==== INFORMATION PROVIDED

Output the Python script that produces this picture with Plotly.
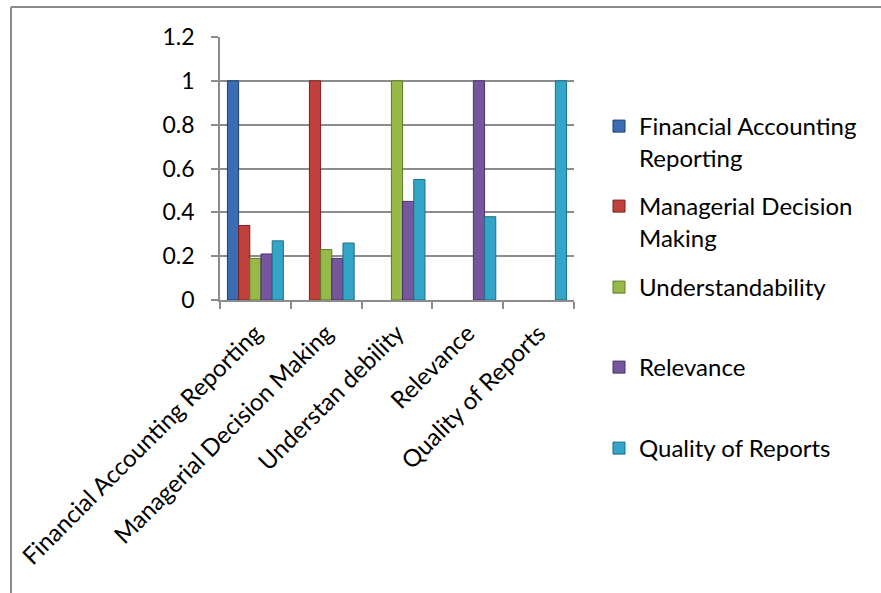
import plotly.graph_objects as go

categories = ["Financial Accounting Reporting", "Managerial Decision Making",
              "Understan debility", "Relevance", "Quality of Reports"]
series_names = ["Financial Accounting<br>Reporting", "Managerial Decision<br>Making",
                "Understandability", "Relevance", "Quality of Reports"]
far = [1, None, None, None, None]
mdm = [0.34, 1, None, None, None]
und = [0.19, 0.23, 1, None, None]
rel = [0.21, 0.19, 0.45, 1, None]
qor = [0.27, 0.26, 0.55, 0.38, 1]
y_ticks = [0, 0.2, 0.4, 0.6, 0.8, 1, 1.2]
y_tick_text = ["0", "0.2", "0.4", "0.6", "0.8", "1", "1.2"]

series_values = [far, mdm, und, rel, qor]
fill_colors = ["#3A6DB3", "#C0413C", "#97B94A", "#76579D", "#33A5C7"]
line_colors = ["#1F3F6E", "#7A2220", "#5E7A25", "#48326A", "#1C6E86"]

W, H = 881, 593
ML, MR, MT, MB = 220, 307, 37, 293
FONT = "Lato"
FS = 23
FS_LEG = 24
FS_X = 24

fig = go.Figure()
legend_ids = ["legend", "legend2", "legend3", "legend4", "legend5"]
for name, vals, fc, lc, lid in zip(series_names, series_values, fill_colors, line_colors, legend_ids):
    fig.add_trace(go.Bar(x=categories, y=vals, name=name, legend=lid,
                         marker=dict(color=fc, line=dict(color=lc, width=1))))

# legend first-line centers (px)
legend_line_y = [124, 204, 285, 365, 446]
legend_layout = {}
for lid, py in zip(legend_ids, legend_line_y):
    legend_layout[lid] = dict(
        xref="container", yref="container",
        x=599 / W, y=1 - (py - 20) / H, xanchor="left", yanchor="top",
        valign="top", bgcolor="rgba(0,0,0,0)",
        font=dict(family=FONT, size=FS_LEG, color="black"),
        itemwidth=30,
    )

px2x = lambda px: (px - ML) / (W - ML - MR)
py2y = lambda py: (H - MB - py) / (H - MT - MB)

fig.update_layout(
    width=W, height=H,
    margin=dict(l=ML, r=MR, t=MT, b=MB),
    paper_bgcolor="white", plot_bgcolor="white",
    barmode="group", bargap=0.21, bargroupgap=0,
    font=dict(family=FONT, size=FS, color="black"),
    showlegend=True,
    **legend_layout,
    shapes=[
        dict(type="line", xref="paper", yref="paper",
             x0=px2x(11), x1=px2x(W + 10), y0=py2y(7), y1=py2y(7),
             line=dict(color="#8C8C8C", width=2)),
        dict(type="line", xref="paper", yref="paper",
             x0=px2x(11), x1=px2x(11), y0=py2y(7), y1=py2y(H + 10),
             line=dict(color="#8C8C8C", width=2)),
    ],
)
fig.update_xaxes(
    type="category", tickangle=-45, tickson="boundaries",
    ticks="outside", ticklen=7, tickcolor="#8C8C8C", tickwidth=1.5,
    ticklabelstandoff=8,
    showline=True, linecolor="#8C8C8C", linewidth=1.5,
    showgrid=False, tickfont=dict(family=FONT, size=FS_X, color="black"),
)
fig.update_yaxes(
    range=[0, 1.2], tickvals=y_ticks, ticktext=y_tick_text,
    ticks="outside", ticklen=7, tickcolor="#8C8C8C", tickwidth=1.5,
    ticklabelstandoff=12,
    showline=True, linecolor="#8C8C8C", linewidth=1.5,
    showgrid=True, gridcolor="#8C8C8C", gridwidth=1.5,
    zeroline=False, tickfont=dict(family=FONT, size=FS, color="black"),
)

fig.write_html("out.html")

========

PROMPT:
Copy nothing but the lines from the first one in the listing through the line with "marker=dict(color=fc, line=dict(color=lc, width=1))))", and omit the pictures.

CORRECT RESPONSE:
Output the Python script that produces this picture with Plotly.
import plotly.graph_objects as go

categories = ["Financial Accounting Reporting", "Managerial Decision Making",
              "Understan debility", "Relevance", "Quality of Reports"]
series_names = ["Financial Accounting<br>Reporting", "Managerial Decision<br>Making",
                "Understandability", "Relevance", "Quality of Reports"]
far = [1, None, None, None, None]
mdm = [0.34, 1, None, None, None]
und = [0.19, 0.23, 1, None, None]
rel = [0.21, 0.19, 0.45, 1, None]
qor = [0.27, 0.26, 0.55, 0.38, 1]
y_ticks = [0, 0.2, 0.4, 0.6, 0.8, 1, 1.2]
y_tick_text = ["0", "0.2", "0.4", "0.6", "0.8", "1", "1.2"]

series_values = [far, mdm, und, rel, qor]
fill_colors = ["#3A6DB3", "#C0413C", "#97B94A", "#76579D", "#33A5C7"]
line_colors = ["#1F3F6E", "#7A2220", "#5E7A25", "#48326A", "#1C6E86"]

W, H = 881, 593
ML, MR, MT, MB = 220, 307, 37, 293
FONT = "Lato"
FS = 23
FS_LEG = 24
FS_X = 24

fig = go.Figure()
legend_ids = ["legend", "legend2", "legend3", "legend4", "legend5"]
for name, vals, fc, lc, lid in zip(series_names, series_values, fill_colors, line_colors, legend_ids):
    fig.add_trace(go.Bar(x=categories, y=vals, name=name, legend=lid,
                         marker=dict(color=fc, line=dict(color=lc, width=1))))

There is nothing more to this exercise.